Fox Isn't Partisan, Insists “Fox News Democrat” Who Fundraised For GOP

FoxNews.com today published an op-ed by self-described “Fox News Democrat” Doug Schoen defending Fox News from charges that it's “devoted primarily, if not entirely, to promoting Republican candidates and Republican talking points.” Schoen's op-ed is riddled with false defenses of his employer.

For starters, Schoen claims that “I can honestly say that there's never been an effort, organized or otherwise, to get me or to my knowledge anyone else to advance a particular point of view.” But Fox News vice president and Washington managing editor Bill Sammon has been recently caught doing exactly that. Internal emails show that Sammon ordered his news staff to cast doubt on established climate science; directed his staff not to use the phrase “public option”; and a source with knowledge of the situation at Fox's Washington bureau told Media Matters that Sammon exerts “pressure” on his staff to “slant news to the right.”

Schoen also writes that “I understand that the point of view presented is not that of the left, but its also not that of the Republican National Committee.” Yet Fox News regularly echoes Republican talking points and has been caught literally plagiarizing material from the GOP.
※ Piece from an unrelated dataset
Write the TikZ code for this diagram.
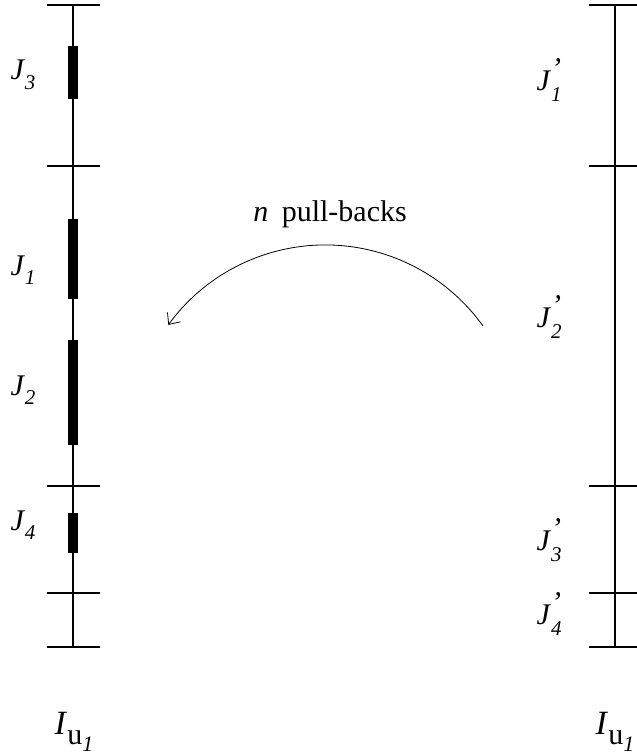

Schoen adds that Fox News has “sought the highest quality Democrats,” pointing to himself and Pat Caddell, among others, as two examples. But the presence of those two actually illustrates part of the problem. Schoen writes that he and Caddell “tend to be more moderate” than “a mainstream liberal” like Bob Beckel. That's one way of putting it -- as Media Matters has pointed out:

Schoen donated to one GOP congressional candidate [last] cycle, and headlined a fundraiser for a second. In February [2010], Caddell was fired from the campaign of Colorado Democratic Senate candidate Andrew Romanoff after video emerged of Caddell at a conservative retreat saying that "[t]he whole idea of the environmental movement" is “to basically deconstruct capitalism.”

We're shown how on issue after issue, it's difficult to find daylight between the commentary of Schoen and Caddell and that of Rush Limbaugh and other right-wing figures. Caddell has accused Obama of conducting a “Potemkin village presidency” and “Chicago gangsterism.” Schoen has claimed that the “real question” raised by the White House's actions is “Is this a democracy?” And on, and on, and on.

In November 2010, Schoen and Caddell were scheduled to appear (.pdf) at a fundraising retreat benefiting conservative activist David Horowitz's organization. Caddell spoke as scheduled, but a note on FrontPageMag.com said that Schoen “got stuck in an airport and couldn't make” his scheduled panel.* Still, Schoen and Caddell are regularly put on Fox News to represent the Democratic side of an issue.

Schoen concludes that Fox News is actually “just good television organized by smart executives, whose political perspective may not be my own, but whose commitment to professionalism and excellence appears clear and unambiguous.” Clarity, it seems, is easy if you're getting a paycheck from Fox News.

*Further information about the retreat added.